Удушьев

Минимизировать
— 349 —

Удушьев. Образ Удушьева, приятеля Репетилова, был неоднократно использован в классической русской литературе. «Удушьевские» черты специально подчеркнуты Тургеневым в Губареве («Дым»), как и Достоевским в Безмыгине («Униженные и оскорбленные»). В романе Достоевского «Бесы», насквозь пронизанном грибоедовскими мотивами (само название романа, возможно, подсказано репликой Чацкого к Репетилову: «Да из чего беснуетесь вы столько?»), черты Удушьева отразились в зловещем образе Шигалева. Под своим именем выведен грибоедовский герой Салтыковым-Щедриным в очерке «На досуге» (1877): «Я помню: это было лет двадцать тому назад.
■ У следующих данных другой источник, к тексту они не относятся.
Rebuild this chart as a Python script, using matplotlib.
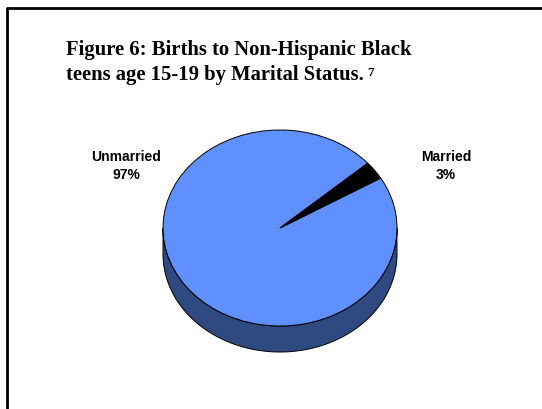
import numpy as np
import matplotlib.pyplot as plt
from matplotlib.patches import Wedge, Polygon

# data
labels = ["Unmarried", "Married"]
values = [97, 3]
colors = ["#6090FF", "#000000"]
side_color = "#2F4A80"

title_lines = ["Figure 6: Births to Non-Hispanic Black",
               "teens age 15-19 by Marital Status."]

W, H = 542, 410
fig = plt.figure(figsize=(W / 100, H / 100), dpi=100)

# background axes in pixel coords for frame and text
bg = fig.add_axes([0, 0, 1, 1])
bg.set_xlim(0, W)
bg.set_ylim(H, 0)
bg.axis("off")
bg.plot([7, 7, W + 5], [H + 5, 9, 9], color="black", lw=2, solid_capstyle="butt")

bg.text(66, 55, title_lines[0], fontfamily="Liberation Serif", fontweight="bold",
        fontsize=14.9, va="baseline", ha="left")
t2 = bg.text(66, 80, title_lines[1], fontfamily="Liberation Serif", fontweight="bold",
             fontsize=14.9, va="baseline", ha="left")

# superscript right after the second title line
fig.canvas.draw()
bb = t2.get_window_extent()
sx = bg.transData.inverted().transform((bb.x1, bb.y0))[0]
bg.text(sx + 3, 76, "7", fontfamily="Liberation Serif", fontweight="bold",
        fontsize=9.5, va="baseline", ha="left")

# pie axes: unit circle -> ellipse rx=117, ry=98 px, centre (280, 229)
cx, cy, rx, ry = 280, 229, 117, 98
x0, x1, y0, y1 = -1.2, 1.2, -1.5, 1.2
left = (cx + x0 * rx) / W
bottom = (H - (cy - y0 * ry)) / H
ax = fig.add_axes([left, bottom, (x1 - x0) * rx / W, (y1 - y0) * ry / H])
ax.set_xlim(x0, x1)
ax.set_ylim(y0, y1)
ax.axis("off")

depth = 26 / ry
t = np.linspace(np.pi, 2 * np.pi, 200)
top = np.column_stack([np.cos(t), np.sin(t)])
low = np.column_stack([np.cos(t[::-1]), np.sin(t[::-1]) - depth])
ax.add_patch(Polygon(np.vstack([top, low]), closed=True, facecolor=side_color,
                     edgecolor="black", lw=0.7))

total = sum(values)
mid_married = 36.0
start = mid_married + values[1] / total * 180
angles = [start]
for v in values:
    angles.append(angles[-1] + v / total * 360)
for i, (lab, c) in enumerate(zip(labels, colors)):
    ax.add_patch(Wedge((0, 0), 1, angles[i], angles[i + 1], facecolor=c,
                       edgecolor="black", lw=0.7))

label_pos = [(126, 157), (446, 157)]
for lab, v, (lx, ly) in zip(labels, values, label_pos):
    bg.text(lx, ly, lab, fontfamily="Liberation Sans", fontweight="bold",
            fontsize=10, ha="center", va="center")
    bg.text(lx, ly + 18, f"{v}%", fontfamily="Liberation Sans", fontweight="bold",
            fontsize=10, ha="center", va="center")

fig.savefig("out.png", dpi=100)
Я сгорал жаждой подвига, который по тогдашнему времени заключался в том, чтобы такую статейку тиснуть, в которой бы не только цензура, но и сам черт ногу переломил. Но прежде нежели приступить к выполнению подвига, нужно было, чтобы кто-нибудь из старых воробьев благословил на него. В то время всех благословлял Удушьев. Его только что откуда-то возвратили, и Москва, в которой он поселился, с благоговейным вниманием прислушивалась к его речениям. Я нарочно приехал в Москву из Петербурга и не без труда добился доступа к Удушьеву. Он принял меня важно: в халате и полулежа в длинном кресле. Это был старик бодрый, громадного роста, несколько тучный и румяный; масса седых кудрей венчала его словно ореолом. В его глазах беспрерывно вспыхивал огонь („я старый крамольник, — говорил он, — хотя сознаюсь, что в настоящее время для крамольничества нет пищи!“), а говорил он плавно, размеренно, начав собеседование важным дактилем и незаметно перейдя в игривый анапест. Часто ссылался на свой „Взгляд и нечто“ и, чтобы сделать эти ссылки более доступными, подкреплял их цитатами из водевилей Репетилова. Теперь я понимаю, что в речах его ничего не было, кроме смеси самого обыкновенного риторического лганья с водевильным легкомыслием; но тогда казалось, что это именно и есть язык, приличествующий глубокому убеждению, смягченному привычками благовоспитанности. Странная вещь! этот человек довольно-таки вытерпел, многое видел в жизни, многое мог лично наблюсти — и за всем тем был до того полон отрывками из „Взгляда и нечто“, что десятки лет, казалось, прошли мимо, не изменивши ни одной строки
— 350 —

в этом загадочном profession de foi <символе веры>» (Салтыков-Щедрин М. Е. ПСС. Т. 12. С. 191–192).